13 thoughts on “FAR 52.219-14 Limitations on Subcontracting *

  1. I am interested in learning more about the basis for the practice of applying the limitation of subcontracting provision based on “the percentage of work performed/cost incurred by all small businesses under the contract.”

    My reading of the clause suggests that 50% of the costs incurred in performance of the set aside contract has to incurred for “employees of the concern.” (Prime SB) I would greatly appreciate if you could direct me to some legal or regulatory basis for a more broader view.


    Kurt Young

    • We recommend that you contact the particular agency with whom you have a contract(s). Many agencies will count all work done by a small business (prime or subcontract) as part of the 50 percent, even though the rule does not actually provide such specifics. So the interpretation of the clause is determined on an agency by agency basis, and even sometimes on a contract by contract basis. This is one reason why the rule needs to be changed to address the uncertainties surrounding the current clause.

    • For services, The key is ” performance incurred for personnel”. Thus, the prime needs to perform at the stated 50% of the labor (which is based upon the fully burdened cost), and not the cost for equipment, materials, lab tests, etc.

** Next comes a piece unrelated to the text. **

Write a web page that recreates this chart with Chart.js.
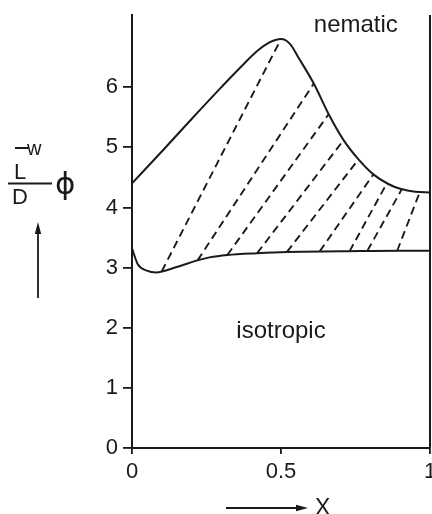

      Other contract types have similar tests, but the milestone and measurement basis may differ

  2. For “true” services there is no way to determine that the contractor is providing at least 50% of the Labor since no payrolls are required to be submitted. Construction projects at least you can review the payrolls to be able to see that the contractor has accomplished this to some extent based on the costs from the payrolls.

  3. Dear FAR, my question is this can a General contractor of Alaska Native back ground cancel a subcontractor if the sub is a DBE and the project is on going with the Navy ? Can the General contractor say to the sub your getting to much money for your contract and out of connivance I am terminating your contract?

  4. If the Alaska Native company can not cancel the sub contract in regard to the Navy contract, what section of FAR would they be in violation of?

    • Provided it is working under a small business set-aside contract or SBA 8(a) program, the ANC would be in violation of its obligation to limit subcontracting as provided under FAR 52.219-14.

  5. FAR 52.219-14 Limitations on Subcontracting certification
    As a Small Business GWAC contract holder can you explain how I should respond to an RFQ’s that request OEM software license pricing, product installation price and 1 year maintenance cost. How do I calculate the SB percentage for the RFQ?

  6. I’m curious how the inclusion of FAR 52.219-14 in an STTR contract where the SBC is only required to perform 40% of the effort works? The two factors seem to be at direct odds with one another.

  7. Can a large business subcontractor have hourly rates that are greater than the small business prime on a small business set aside?